» Stored data:
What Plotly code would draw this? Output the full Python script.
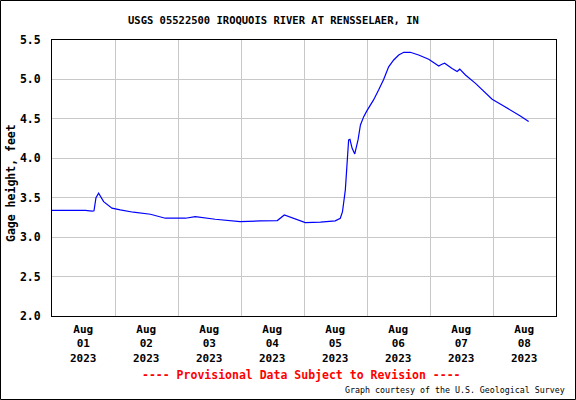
import plotly.graph_objects as go

# ---- data ----
times = [
    "2023-08-01 00:00", "2023-08-01 07:00", "2023-08-01 12:40", "2023-08-01 15:20",
    "2023-08-01 16:00", "2023-08-01 16:45", "2023-08-01 17:45", "2023-08-01 19:40",
    "2023-08-01 22:50", "2023-08-02 02:00", "2023-08-02 07:00", "2023-08-02 13:30",
    "2023-08-02 19:10", "2023-08-03 02:50", "2023-08-03 06:35", "2023-08-03 14:10",
    "2023-08-03 23:40", "2023-08-04 07:20", "2023-08-04 13:50", "2023-08-04 16:30",
    "2023-08-04 20:40", "2023-08-05 00:30", "2023-08-05 06:15", "2023-08-05 11:55",
    "2023-08-05 13:50", "2023-08-05 14:40", "2023-08-05 15:45", "2023-08-05 16:25",
    "2023-08-05 17:00", "2023-08-05 17:30", "2023-08-05 18:20", "2023-08-05 19:20",
    "2023-08-05 20:35", "2023-08-05 21:30", "2023-08-05 22:45", "2023-08-06 00:00",
    "2023-08-06 02:30", "2023-08-06 04:25", "2023-08-06 06:20", "2023-08-06 08:15",
    "2023-08-06 10:10", "2023-08-06 12:05", "2023-08-06 14:00", "2023-08-06 16:30",
    "2023-08-06 19:40", "2023-08-06 23:30", "2023-08-07 02:00", "2023-08-07 03:20",
    "2023-08-07 04:20", "2023-08-07 05:35", "2023-08-07 08:25", "2023-08-07 10:20",
    "2023-08-07 11:20", "2023-08-07 13:30", "2023-08-07 17:20", "2023-08-07 20:30",
    "2023-08-07 23:40", "2023-08-08 03:25", "2023-08-08 07:15", "2023-08-08 10:25",
    "2023-08-08 13:35",
]
gage_height = [
    3.34, 3.345, 3.34, 3.33,
    3.335, 3.50, 3.557, 3.45,
    3.367, 3.345, 3.316, 3.29,
    3.24, 3.24, 3.26, 3.227,
    3.197, 3.206, 3.21, 3.282,
    3.227, 3.185, 3.19, 3.206,
    3.24, 3.324, 3.60, 3.958,
    4.233, 4.24, 4.127, 4.055,
    4.233, 4.423, 4.528, 4.604,
    4.74, 4.866, 5.00, 5.16,
    5.247, 5.31, 5.344, 5.344,
    5.31, 5.255, 5.196, 5.17,
    5.19, 5.205, 5.14, 5.10,
    5.13, 5.056, 4.95, 4.845,
    4.748, 4.676, 4.604, 4.537,
    4.465,
]
tick_dates = ["2023-08-01 12:00", "2023-08-02 12:00", "2023-08-03 12:00", "2023-08-04 12:00",
              "2023-08-05 12:00", "2023-08-06 12:00", "2023-08-07 12:00", "2023-08-08 12:00"]
tick_labels = ["Aug<br>01<br>2023", "Aug<br>02<br>2023", "Aug<br>03<br>2023", "Aug<br>04<br>2023",
               "Aug<br>05<br>2023", "Aug<br>06<br>2023", "Aug<br>07<br>2023", "Aug<br>08<br>2023"]
y_ticks = [2.0, 2.5, 3.0, 3.5, 4.0, 4.5, 5.0, 5.5]

title_text = "USGS 05522500 IROQUOIS RIVER AT RENSSELAER, IN"
y_title = "Gage height, feet"
provisional = "---- Provisional Data Subject to Revision ----"
courtesy = "Graph courtesy of the U.S. Geological Survey"

W, H = 576, 400
ML, MR, MT, MB = 52, 20, 40, 84
PW, PH = W - ML - MR, H - MT - MB

def px(x):
    return (x - ML) / PW

def py(y):
    return (H - MB - y) / PH

BOLD = "DejaVu Sans Mono, monospace"

fig = go.Figure(go.Scatter(x=times, y=gage_height, mode="lines",
                           line=dict(color="#0000FF", width=1.2), hoverinfo="skip"))

grid = "#C8C8C8"
annotations = [
    dict(text=title_text, xref="paper", yref="paper", x=px(273.5), y=py(20),
         showarrow=False, xanchor="center", yanchor="middle",
         font=dict(family=BOLD, size=10.5, weight="bold")),
    dict(text=y_title, xref="paper", yref="paper", x=px(11), y=py(183),
         showarrow=False, xanchor="center", yanchor="middle", textangle=-90,
         font=dict(family=BOLD, size=11.5, weight="bold")),
    dict(text=provisional, xref="paper", yref="paper", x=px(301), y=py(375),
         showarrow=False, xanchor="center", yanchor="middle",
         font=dict(family=BOLD, size=11.5, color="#FF0000", weight="bold")),
    dict(text=courtesy, xref="paper", yref="paper", x=px(567), y=py(390),
         showarrow=False, xanchor="right", yanchor="middle",
         font=dict(family=BOLD, size=8.3, color="black")),
]
# three-line date tick labels, one block per day
for d, t in zip(tick_dates, tick_labels):
    annotations.append(dict(text=t, xref="x", yref="paper", x=d, y=py(343.5),
                            showarrow=False, xanchor="center", yanchor="middle",
                            font=dict(family=BOLD, size=11, weight="bold")))

fig.update_layout(
    width=W, height=H,
    margin=dict(l=ML, r=MR, t=MT, b=MB, pad=0),
    paper_bgcolor="white", plot_bgcolor="white",
    showlegend=False,
    font=dict(family=BOLD, color="black", size=11),
    xaxis=dict(
        type="date", range=["2023-08-01 00:00", "2023-08-09 00:00"],
        tickmode="array", tickvals=tick_dates, showticklabels=False,
        showgrid=False, ticks="",
        minor=dict(tickmode="linear", tick0="2023-08-01", dtick=86400000,
                   showgrid=True, gridcolor=grid, gridwidth=1, ticks=""),
        showline=True, linecolor="black", linewidth=1, mirror=True,
        zeroline=False, fixedrange=True,
    ),
    yaxis=dict(
        range=[2.0, 5.5], tickmode="array", tickvals=y_ticks,
        ticktext=[f"{v:.1f}" for v in y_ticks],
        showgrid=True, gridcolor=grid, gridwidth=1, ticks="", ticklabelstandoff=8,
        tickfont=dict(family=BOLD, size=11.5, weight="bold"),
        showline=True, linecolor="black", linewidth=1, mirror=True,
        zeroline=False, fixedrange=True,
    ),
    annotations=annotations,
    shapes=[
        dict(type="rect", xref="paper", yref="paper",
             x0=px(0.5), x1=px(W - 0.5), y0=py(H - 0.5), y1=py(0.5),
             line=dict(color="black", width=1), fillcolor="rgba(0,0,0,0)", layer="above"),
    ],
)

fig.write_html("out.html", config={"displayModeBar": False},
               post_script="document.body.style.margin='0';document.body.style.overflow='hidden';")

» Stated problem:
Reproduce the full material exactly, excluding the pictures.

» Reply:
What Plotly code would draw this? Output the full Python script.
import plotly.graph_objects as go

# ---- data ----
times = [
    "2023-08-01 00:00", "2023-08-01 07:00", "2023-08-01 12:40", "2023-08-01 15:20",
    "2023-08-01 16:00", "2023-08-01 16:45", "2023-08-01 17:45", "2023-08-01 19:40",
    "2023-08-01 22:50", "2023-08-02 02:00", "2023-08-02 07:00", "2023-08-02 13:30",
    "2023-08-02 19:10", "2023-08-03 02:50", "2023-08-03 06:35", "2023-08-03 14:10",
    "2023-08-03 23:40", "2023-08-04 07:20", "2023-08-04 13:50", "2023-08-04 16:30",
    "2023-08-04 20:40", "2023-08-05 00:30", "2023-08-05 06:15", "2023-08-05 11:55",
    "2023-08-05 13:50", "2023-08-05 14:40", "2023-08-05 15:45", "2023-08-05 16:25",
    "2023-08-05 17:00", "2023-08-05 17:30", "2023-08-05 18:20", "2023-08-05 19:20",
    "2023-08-05 20:35", "2023-08-05 21:30", "2023-08-05 22:45", "2023-08-06 00:00",
    "2023-08-06 02:30", "2023-08-06 04:25", "2023-08-06 06:20", "2023-08-06 08:15",
    "2023-08-06 10:10", "2023-08-06 12:05", "2023-08-06 14:00", "2023-08-06 16:30",
    "2023-08-06 19:40", "2023-08-06 23:30", "2023-08-07 02:00", "2023-08-07 03:20",
    "2023-08-07 04:20", "2023-08-07 05:35", "2023-08-07 08:25", "2023-08-07 10:20",
    "2023-08-07 11:20", "2023-08-07 13:30", "2023-08-07 17:20", "2023-08-07 20:30",
    "2023-08-07 23:40", "2023-08-08 03:25", "2023-08-08 07:15", "2023-08-08 10:25",
    "2023-08-08 13:35",
]
gage_height = [
    3.34, 3.345, 3.34, 3.33,
    3.335, 3.50, 3.557, 3.45,
    3.367, 3.345, 3.316, 3.29,
    3.24, 3.24, 3.26, 3.227,
    3.197, 3.206, 3.21, 3.282,
    3.227, 3.185, 3.19, 3.206,
    3.24, 3.324, 3.60, 3.958,
    4.233, 4.24, 4.127, 4.055,
    4.233, 4.423, 4.528, 4.604,
    4.74, 4.866, 5.00, 5.16,
    5.247, 5.31, 5.344, 5.344,
    5.31, 5.255, 5.196, 5.17,
    5.19, 5.205, 5.14, 5.10,
    5.13, 5.056, 4.95, 4.845,
    4.748, 4.676, 4.604, 4.537,
    4.465,
]
tick_dates = ["2023-08-01 12:00", "2023-08-02 12:00", "2023-08-03 12:00", "2023-08-04 12:00",
              "2023-08-05 12:00", "2023-08-06 12:00", "2023-08-07 12:00", "2023-08-08 12:00"]
tick_labels = ["Aug<br>01<br>2023", "Aug<br>02<br>2023", "Aug<br>03<br>2023", "Aug<br>04<br>2023",
               "Aug<br>05<br>2023", "Aug<br>06<br>2023", "Aug<br>07<br>2023", "Aug<br>08<br>2023"]
y_ticks = [2.0, 2.5, 3.0, 3.5, 4.0, 4.5, 5.0, 5.5]

title_text = "USGS 05522500 IROQUOIS RIVER AT RENSSELAER, IN"
y_title = "Gage height, feet"
provisional = "---- Provisional Data Subject to Revision ----"
courtesy = "Graph courtesy of the U.S. Geological Survey"

W, H = 576, 400
ML, MR, MT, MB = 52, 20, 40, 84
PW, PH = W - ML - MR, H - MT - MB

def px(x):
    return (x - ML) / PW

def py(y):
    return (H - MB - y) / PH

BOLD = "DejaVu Sans Mono, monospace"

fig = go.Figure(go.Scatter(x=times, y=gage_height, mode="lines",
                           line=dict(color="#0000FF", width=1.2), hoverinfo="skip"))

grid = "#C8C8C8"
annotations = [
    dict(text=title_text, xref="paper", yref="paper", x=px(273.5), y=py(20),
         showarrow=False, xanchor="center", yanchor="middle",
         font=dict(family=BOLD, size=10.5, weight="bold")),
    dict(text=y_title, xref="paper", yref="paper", x=px(11), y=py(183),
         showarrow=False, xanchor="center", yanchor="middle", textangle=-90,
         font=dict(family=BOLD, size=11.5, weight="bold")),
    dict(text=provisional, xref="paper", yref="paper", x=px(301), y=py(375),
         showarrow=False, xanchor="center", yanchor="middle",
         font=dict(family=BOLD, size=11.5, color="#FF0000", weight="bold")),
    dict(text=courtesy, xref="paper", yref="paper", x=px(567), y=py(390),
         showarrow=False, xanchor="right", yanchor="middle",
         font=dict(family=BOLD, size=8.3, color="black")),
]
# three-line date tick labels, one block per day
for d, t in zip(tick_dates, tick_labels):
    annotations.append(dict(text=t, xref="x", yref="paper", x=d, y=py(343.5),
                            showarrow=False, xanchor="center", yanchor="middle",
                            font=dict(family=BOLD, size=11, weight="bold")))

fig.update_layout(
    width=W, height=H,
    margin=dict(l=ML, r=MR, t=MT, b=MB, pad=0),
    paper_bgcolor="white", plot_bgcolor="white",
    showlegend=False,
    font=dict(family=BOLD, color="black", size=11),
    xaxis=dict(
        type="date", range=["2023-08-01 00:00", "2023-08-09 00:00"],
        tickmode="array", tickvals=tick_dates, showticklabels=False,
        showgrid=False, ticks="",
        minor=dict(tickmode="linear", tick0="2023-08-01", dtick=86400000,
                   showgrid=True, gridcolor=grid, gridwidth=1, ticks=""),
        showline=True, linecolor="black", linewidth=1, mirror=True,
        zeroline=False, fixedrange=True,
    ),
    yaxis=dict(
        range=[2.0, 5.5], tickmode="array", tickvals=y_ticks,
        ticktext=[f"{v:.1f}" for v in y_ticks],
        showgrid=True, gridcolor=grid, gridwidth=1, ticks="", ticklabelstandoff=8,
        tickfont=dict(family=BOLD, size=11.5, weight="bold"),
        showline=True, linecolor="black", linewidth=1, mirror=True,
        zeroline=False, fixedrange=True,
    ),
    annotations=annotations,
    shapes=[
        dict(type="rect", xref="paper", yref="paper",
             x0=px(0.5), x1=px(W - 0.5), y0=py(H - 0.5), y1=py(0.5),
             line=dict(color="black", width=1), fillcolor="rgba(0,0,0,0)", layer="above"),
    ],
)

fig.write_html("out.html", config={"displayModeBar": False},
               post_script="document.body.style.margin='0';document.body.style.overflow='hidden';")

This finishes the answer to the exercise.